> **SOURCE DATA**
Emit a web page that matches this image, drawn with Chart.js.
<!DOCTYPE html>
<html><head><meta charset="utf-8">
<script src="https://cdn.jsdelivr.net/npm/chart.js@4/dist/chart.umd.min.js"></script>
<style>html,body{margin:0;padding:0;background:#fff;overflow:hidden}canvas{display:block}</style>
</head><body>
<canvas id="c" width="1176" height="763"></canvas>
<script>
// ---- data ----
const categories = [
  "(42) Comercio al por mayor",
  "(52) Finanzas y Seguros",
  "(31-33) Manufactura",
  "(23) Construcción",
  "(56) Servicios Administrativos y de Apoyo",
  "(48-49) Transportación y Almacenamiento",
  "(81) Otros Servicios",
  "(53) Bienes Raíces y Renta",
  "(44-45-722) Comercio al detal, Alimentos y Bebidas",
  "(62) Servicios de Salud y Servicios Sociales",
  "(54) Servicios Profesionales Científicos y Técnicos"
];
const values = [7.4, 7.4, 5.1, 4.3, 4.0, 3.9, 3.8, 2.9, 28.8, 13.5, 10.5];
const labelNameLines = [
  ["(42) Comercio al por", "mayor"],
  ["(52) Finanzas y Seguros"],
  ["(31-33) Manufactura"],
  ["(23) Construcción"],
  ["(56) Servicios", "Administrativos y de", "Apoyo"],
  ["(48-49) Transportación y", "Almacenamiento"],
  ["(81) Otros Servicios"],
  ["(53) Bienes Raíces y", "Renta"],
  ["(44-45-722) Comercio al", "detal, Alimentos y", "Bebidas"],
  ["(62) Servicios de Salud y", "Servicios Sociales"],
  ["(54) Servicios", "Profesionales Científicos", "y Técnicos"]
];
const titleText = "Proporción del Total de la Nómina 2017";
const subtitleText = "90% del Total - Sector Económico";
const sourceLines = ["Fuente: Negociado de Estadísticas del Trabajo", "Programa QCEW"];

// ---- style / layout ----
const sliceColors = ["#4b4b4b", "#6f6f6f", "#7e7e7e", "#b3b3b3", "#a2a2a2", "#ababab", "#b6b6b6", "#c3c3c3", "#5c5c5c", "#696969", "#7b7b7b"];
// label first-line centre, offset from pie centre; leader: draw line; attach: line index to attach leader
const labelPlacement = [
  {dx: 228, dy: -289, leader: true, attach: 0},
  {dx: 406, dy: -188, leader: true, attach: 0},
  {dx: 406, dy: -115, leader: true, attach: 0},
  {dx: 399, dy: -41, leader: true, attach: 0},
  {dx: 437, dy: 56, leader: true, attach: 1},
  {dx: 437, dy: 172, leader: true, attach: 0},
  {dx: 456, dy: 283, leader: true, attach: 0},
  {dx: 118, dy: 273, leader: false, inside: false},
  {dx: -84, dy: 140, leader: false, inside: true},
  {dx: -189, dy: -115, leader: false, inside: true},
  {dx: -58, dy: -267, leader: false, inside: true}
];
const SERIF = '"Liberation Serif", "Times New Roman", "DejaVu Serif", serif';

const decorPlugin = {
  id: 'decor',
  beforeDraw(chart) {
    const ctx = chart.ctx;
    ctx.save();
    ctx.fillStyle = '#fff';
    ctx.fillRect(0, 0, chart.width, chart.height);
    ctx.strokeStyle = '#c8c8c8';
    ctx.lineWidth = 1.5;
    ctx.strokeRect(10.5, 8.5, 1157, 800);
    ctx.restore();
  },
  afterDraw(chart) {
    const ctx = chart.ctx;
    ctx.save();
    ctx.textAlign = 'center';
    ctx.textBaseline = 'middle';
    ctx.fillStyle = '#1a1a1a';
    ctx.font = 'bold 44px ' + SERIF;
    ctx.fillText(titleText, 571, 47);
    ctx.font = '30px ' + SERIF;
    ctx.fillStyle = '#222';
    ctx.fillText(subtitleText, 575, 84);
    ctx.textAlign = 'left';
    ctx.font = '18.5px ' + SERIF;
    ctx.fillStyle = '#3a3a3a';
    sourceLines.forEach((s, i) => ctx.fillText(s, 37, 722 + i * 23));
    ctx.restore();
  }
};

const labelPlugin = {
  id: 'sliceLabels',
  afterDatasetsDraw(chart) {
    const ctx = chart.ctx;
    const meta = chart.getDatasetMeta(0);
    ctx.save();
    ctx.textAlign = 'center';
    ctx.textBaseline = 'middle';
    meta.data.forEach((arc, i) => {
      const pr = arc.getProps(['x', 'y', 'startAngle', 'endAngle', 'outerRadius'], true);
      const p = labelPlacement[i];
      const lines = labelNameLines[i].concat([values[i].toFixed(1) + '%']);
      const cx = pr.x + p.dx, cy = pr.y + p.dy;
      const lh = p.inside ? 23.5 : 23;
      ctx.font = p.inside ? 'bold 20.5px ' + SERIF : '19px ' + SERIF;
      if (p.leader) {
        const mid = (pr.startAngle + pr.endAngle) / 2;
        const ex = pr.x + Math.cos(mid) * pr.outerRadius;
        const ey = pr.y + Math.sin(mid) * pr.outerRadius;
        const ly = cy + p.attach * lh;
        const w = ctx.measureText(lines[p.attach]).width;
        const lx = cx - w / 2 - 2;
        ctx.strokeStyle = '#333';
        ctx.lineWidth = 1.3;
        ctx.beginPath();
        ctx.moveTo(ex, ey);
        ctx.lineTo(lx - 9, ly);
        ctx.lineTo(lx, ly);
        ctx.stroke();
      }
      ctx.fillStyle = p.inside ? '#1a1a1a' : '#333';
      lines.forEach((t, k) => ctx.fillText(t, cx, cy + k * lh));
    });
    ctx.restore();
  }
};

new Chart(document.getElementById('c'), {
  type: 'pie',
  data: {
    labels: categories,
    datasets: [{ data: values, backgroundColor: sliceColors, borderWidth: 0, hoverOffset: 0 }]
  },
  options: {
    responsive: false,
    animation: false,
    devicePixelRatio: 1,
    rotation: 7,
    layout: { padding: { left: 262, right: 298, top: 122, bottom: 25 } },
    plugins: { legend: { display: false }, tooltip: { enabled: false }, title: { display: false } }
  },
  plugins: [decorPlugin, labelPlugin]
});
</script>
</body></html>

> **WHAT TO PRODUCE**
Copy out the full listing exactly.

> **FULL OUTPUT**
Emit a web page that matches this image, drawn with Chart.js.
<!DOCTYPE html>
<html><head><meta charset="utf-8">
<script src="https://cdn.jsdelivr.net/npm/chart.js@4/dist/chart.umd.min.js"></script>
<style>html,body{margin:0;padding:0;background:#fff;overflow:hidden}canvas{display:block}</style>
</head><body>
<canvas id="c" width="1176" height="763"></canvas>
<script>
// ---- data ----
const categories = [
  "(42) Comercio al por mayor",
  "(52) Finanzas y Seguros",
  "(31-33) Manufactura",
  "(23) Construcción",
  "(56) Servicios Administrativos y de Apoyo",
  "(48-49) Transportación y Almacenamiento",
  "(81) Otros Servicios",
  "(53) Bienes Raíces y Renta",
  "(44-45-722) Comercio al detal, Alimentos y Bebidas",
  "(62) Servicios de Salud y Servicios Sociales",
  "(54) Servicios Profesionales Científicos y Técnicos"
];
const values = [7.4, 7.4, 5.1, 4.3, 4.0, 3.9, 3.8, 2.9, 28.8, 13.5, 10.5];
const labelNameLines = [
  ["(42) Comercio al por", "mayor"],
  ["(52) Finanzas y Seguros"],
  ["(31-33) Manufactura"],
  ["(23) Construcción"],
  ["(56) Servicios", "Administrativos y de", "Apoyo"],
  ["(48-49) Transportación y", "Almacenamiento"],
  ["(81) Otros Servicios"],
  ["(53) Bienes Raíces y", "Renta"],
  ["(44-45-722) Comercio al", "detal, Alimentos y", "Bebidas"],
  ["(62) Servicios de Salud y", "Servicios Sociales"],
  ["(54) Servicios", "Profesionales Científicos", "y Técnicos"]
];
const titleText = "Proporción del Total de la Nómina 2017";
const subtitleText = "90% del Total - Sector Económico";
const sourceLines = ["Fuente: Negociado de Estadísticas del Trabajo", "Programa QCEW"];

// ---- style / layout ----
const sliceColors = ["#4b4b4b", "#6f6f6f", "#7e7e7e", "#b3b3b3", "#a2a2a2", "#ababab", "#b6b6b6", "#c3c3c3", "#5c5c5c", "#696969", "#7b7b7b"];
// label first-line centre, offset from pie centre; leader: draw line; attach: line index to attach leader
const labelPlacement = [
  {dx: 228, dy: -289, leader: true, attach: 0},
  {dx: 406, dy: -188, leader: true, attach: 0},
  {dx: 406, dy: -115, leader: true, attach: 0},
  {dx: 399, dy: -41, leader: true, attach: 0},
  {dx: 437, dy: 56, leader: true, attach: 1},
  {dx: 437, dy: 172, leader: true, attach: 0},
  {dx: 456, dy: 283, leader: true, attach: 0},
  {dx: 118, dy: 273, leader: false, inside: false},
  {dx: -84, dy: 140, leader: false, inside: true},
  {dx: -189, dy: -115, leader: false, inside: true},
  {dx: -58, dy: -267, leader: false, inside: true}
];
const SERIF = '"Liberation Serif", "Times New Roman", "DejaVu Serif", serif';

const decorPlugin = {
  id: 'decor',
  beforeDraw(chart) {
    const ctx = chart.ctx;
    ctx.save();
    ctx.fillStyle = '#fff';
    ctx.fillRect(0, 0, chart.width, chart.height);
    ctx.strokeStyle = '#c8c8c8';
    ctx.lineWidth = 1.5;
    ctx.strokeRect(10.5, 8.5, 1157, 800);
    ctx.restore();
  },
  afterDraw(chart) {
    const ctx = chart.ctx;
    ctx.save();
    ctx.textAlign = 'center';
    ctx.textBaseline = 'middle';
    ctx.fillStyle = '#1a1a1a';
    ctx.font = 'bold 44px ' + SERIF;
    ctx.fillText(titleText, 571, 47);
    ctx.font = '30px ' + SERIF;
    ctx.fillStyle = '#222';
    ctx.fillText(subtitleText, 575, 84);
    ctx.textAlign = 'left';
    ctx.font = '18.5px ' + SERIF;
    ctx.fillStyle = '#3a3a3a';
    sourceLines.forEach((s, i) => ctx.fillText(s, 37, 722 + i * 23));
    ctx.restore();
  }
};

const labelPlugin = {
  id: 'sliceLabels',
  afterDatasetsDraw(chart) {
    const ctx = chart.ctx;
    const meta = chart.getDatasetMeta(0);
    ctx.save();
    ctx.textAlign = 'center';
    ctx.textBaseline = 'middle';
    meta.data.forEach((arc, i) => {
      const pr = arc.getProps(['x', 'y', 'startAngle', 'endAngle', 'outerRadius'], true);
      const p = labelPlacement[i];
      const lines = labelNameLines[i].concat([values[i].toFixed(1) + '%']);
      const cx = pr.x + p.dx, cy = pr.y + p.dy;
      const lh = p.inside ? 23.5 : 23;
      ctx.font = p.inside ? 'bold 20.5px ' + SERIF : '19px ' + SERIF;
      if (p.leader) {
        const mid = (pr.startAngle + pr.endAngle) / 2;
        const ex = pr.x + Math.cos(mid) * pr.outerRadius;
        const ey = pr.y + Math.sin(mid) * pr.outerRadius;
        const ly = cy + p.attach * lh;
        const w = ctx.measureText(lines[p.attach]).width;
        const lx = cx - w / 2 - 2;
        ctx.strokeStyle = '#333';
        ctx.lineWidth = 1.3;
        ctx.beginPath();
        ctx.moveTo(ex, ey);
        ctx.lineTo(lx - 9, ly);
        ctx.lineTo(lx, ly);
        ctx.stroke();
      }
      ctx.fillStyle = p.inside ? '#1a1a1a' : '#333';
      lines.forEach((t, k) => ctx.fillText(t, cx, cy + k * lh));
    });
    ctx.restore();
  }
};

new Chart(document.getElementById('c'), {
  type: 'pie',
  data: {
    labels: categories,
    datasets: [{ data: values, backgroundColor: sliceColors, borderWidth: 0, hoverOffset: 0 }]
  },
  options: {
    responsive: false,
    animation: false,
    devicePixelRatio: 1,
    rotation: 7,
    layout: { padding: { left: 262, right: 298, top: 122, bottom: 25 } },
    plugins: { legend: { display: false }, tooltip: { enabled: false }, title: { display: false } }
  },
  plugins: [decorPlugin, labelPlugin]
});
</script>
</body></html>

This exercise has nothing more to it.